L’IE nous a apporté durant tout au long de notre combat pour nos droits une assistance de tous les instants et un soutien indéfectible. J’aimerais profiter de l’occasion pour remercier au nom de tous les enseignants djiboutiens le Secrétaire général de l’IE ainsi que tous les affiliés de l’IE pour leur soutien sans faille.

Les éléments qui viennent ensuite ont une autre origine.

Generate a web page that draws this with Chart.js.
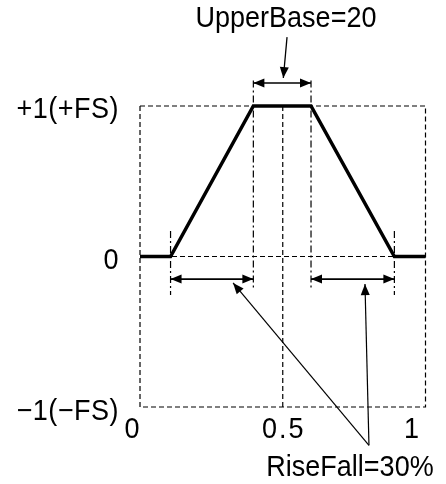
<!DOCTYPE html>
<html>
<head>
<meta charset="utf-8">
<script src="https://cdn.jsdelivr.net/npm/chart.js@4"></script>
<style>
    body { margin: 0; background: #fff; }
    canvas { display: block; }
</style>
</head>
<body>
<canvas id="waveChart" width="446" height="484"></canvas>
<script>
// Trapezoid waveform (x = fraction of period, y = full scale)
const waveX = [0, 0.107, 0.397, 0.599, 0.891, 1];
const waveY = [0, 0, 1, 1, 0, 0];

// Dashed frame, zero line and centre line
const frameX = [0, 1, 1, 0, 0];
const frameY = [1, 1, -1, -1, 1];
const zeroX = [0, 1];
const zeroY = [0, 0];
const centerX = [0.5, 0.5];
const centerY = [1, -1];

// Dash-dot guides at the corners of the trapezoid
const guideX = [0.107, 0.397, 0.599, 0.891];
const guideTop = [0.17, 1.17, 1.17, 0.17];
const guideBottom = [-0.255, -0.22, -0.22, -0.255];

// Double-headed span arrows
const spanFrom = [0.397, 0.107, 0.599];
const spanTo = [0.599, 0.397, 0.891];
const spanY = [1.153, -0.15, -0.15];

// Callout lines: [start, tip]
const upperCalloutX = [0.515, 0.502];
const upperCalloutY = [1.458, 1.186];
const riseCalloutX = [[0.802, 0.326], [0.802, 0.788]];
const riseCalloutY = [[-1.255, -0.176], [-1.255, -0.183]];

// Tick labels
const yTickValues = [1, 0, -1];
const yTickLabels = ['+1(+FS)', '0', '\u22121(\u2212FS)'];
const xTickValues = [0, 0.5, 1];
const xTickLabels = ['0', '0.5', '1'];

// Callout texts
const upperText = 'UpperBase=20';
const riseText = 'RiseFall=30%';

const pts = (xs, ys) => xs.map((v, i) => ({ x: v, y: ys[i] }));

const datasets = [];
datasets.push({ data: pts(waveX, waveY), borderColor: '#000', borderWidth: 3.5, borderJoinStyle: 'miter' });
datasets.push({ data: pts(frameX, frameY), borderColor: '#000', borderWidth: 1.2, borderDash: [5, 3] });
datasets.push({ data: pts(zeroX, zeroY), borderColor: '#000', borderWidth: 1.2, borderDash: [5, 3] });
datasets.push({ data: pts(centerX, centerY), borderColor: '#000', borderWidth: 1.2, borderDash: [5, 3] });
guideX.forEach((gx, i) => {
    datasets.push({ data: pts([gx, gx], [guideTop[i], guideBottom[i]]), borderColor: '#000', borderWidth: 1.2, borderDash: [7, 3, 2, 3] });
});
spanFrom.forEach((sx, i) => {
    datasets.push({ data: pts([sx, spanTo[i]], [spanY[i], spanY[i]]), borderColor: '#000', borderWidth: 1.6, arrow: 'both' });
});
datasets.push({ data: pts(upperCalloutX, upperCalloutY), borderColor: '#000', borderWidth: 1.3, arrow: 'end' });
riseCalloutX.forEach((cx, i) => {
    datasets.push({ data: pts(cx, riseCalloutY[i]), borderColor: '#000', borderWidth: 1.2, arrow: 'end' });
});

function drawHead(ctx, from, to) {
    const ang = Math.atan2(to.y - from.y, to.x - from.x);
    const len = 11, half = 4.5;
    ctx.beginPath();
    ctx.moveTo(to.x, to.y);
    ctx.lineTo(to.x - len * Math.cos(ang) + half * Math.sin(ang), to.y - len * Math.sin(ang) - half * Math.cos(ang));
    ctx.lineTo(to.x - len * Math.cos(ang) - half * Math.sin(ang), to.y - len * Math.sin(ang) + half * Math.cos(ang));
    ctx.closePath();
    ctx.fill();
}

// text is a little taller than Liberation Sans in the original
function drawText(ctx, text, px, py, spacing) {
    ctx.save();
    ctx.letterSpacing = (spacing || 0) + 'px';
    ctx.translate(px, py);
    ctx.scale(1, 1.08);
    ctx.fillText(text, 0, 0);
    ctx.restore();
}

const labelPlugin = {
    id: 'labels',
    afterDatasetsDraw(chart) {
        const { ctx, scales: { x, y } } = chart;
        ctx.save();
        ctx.fillStyle = '#000';

        // arrowheads
        chart.data.datasets.forEach((ds, i) => {
            if (!ds.arrow) return;
            const pix = chart.getDatasetMeta(i).data.map(p => ({ x: p.x, y: p.y }));
            drawHead(ctx, pix[0], pix[1]);
            if (ds.arrow === 'both') drawHead(ctx, pix[1], pix[0]);
        });

        ctx.font = '27px "Liberation Sans", Arial, sans-serif';
        ctx.textBaseline = 'alphabetic';

        ctx.textAlign = 'right';
        yTickValues.forEach((v, i) => {
            drawText(ctx, yTickLabels[i], x.getPixelForValue(0) - 21, y.getPixelForValue(v) + 12.5, 0.5);
        });

        const xNudge = [-8, 1, -14];
        ctx.textAlign = 'center';
        xTickValues.forEach((v, i) => {
            drawText(ctx, xTickLabels[i], x.getPixelForValue(v) + xNudge[i], y.getPixelForValue(-1) + 31, i === 1 ? 2 : 0);
        });

        drawText(ctx, upperText, 286, 27);
        drawText(ctx, riseText, 350, 476);
        ctx.restore();
    }
};

new Chart(document.getElementById('waveChart'), {
    type: 'scatter',
    data: { datasets: datasets },
    options: {
        responsive: false,
        animation: false,
        showLine: true,
        layout: { padding: 0 },
        elements: { point: { radius: 0, hoverRadius: 0 }, line: { tension: 0 } },
        plugins: { legend: { display: false }, tooltip: { enabled: false } },
        scales: {
            x: { type: 'linear', min: -0.4904, max: 1.0718, display: false },
            y: { type: 'linear', min: -1.5116, max: 1.7043, display: false }
        }
    },
    plugins: [labelPlugin]
});
</script>
</body>
</html>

Aujourd’hui, le fonctionnement des organisations syndicales est paralysé. Vidées de leurs membres, la seule aide efficace à mon sens serait la formation, la formation et encore la formation des enseignantes et des enseignants sur leurs devoirs et leurs droits. Malheureusement le pouvoir n’acceptera ni la venue des membres de l’IE, ni la tenue de nos séminaires. Comme elle l’a toujours fait, nous demanderons à l’IE de servir de porte-voix des privations des droits des enseignants, pour que le monde entier sache que, quelque part dans une petite république appelée Djibouti, des femmes et des hommes sont privés de leurs droits les plus élémentaires. Pour nous, c’est un devoir moral de continuer à témoigner sur ce qui se passe dans notre pays. C’est une forme de résistance minimale que d’apporter ce témoignage.

Quel(s) type(s) de coopération envisagerais-tu avec des partenaires, membres de l’IE, pour développer ton syndicat?

Comme je viens de le dire, aucune aide ne sera ni efficace ni efficiente à l’heure actuelle. Toutefois, le moment venu, nous ferons appel à l’expérience voire à l’expertise de nos partenaires de l’IE pour construire une organisation libre, indépendante et démocratique.

La situation syndicale est très préoccupante, mais l’histoire récente nous enseigne que les choses peuvent aller vite, et même très vite. Nous avons vu ce qui s’est passé en Tunisie, en Egypte, ou en Lybie.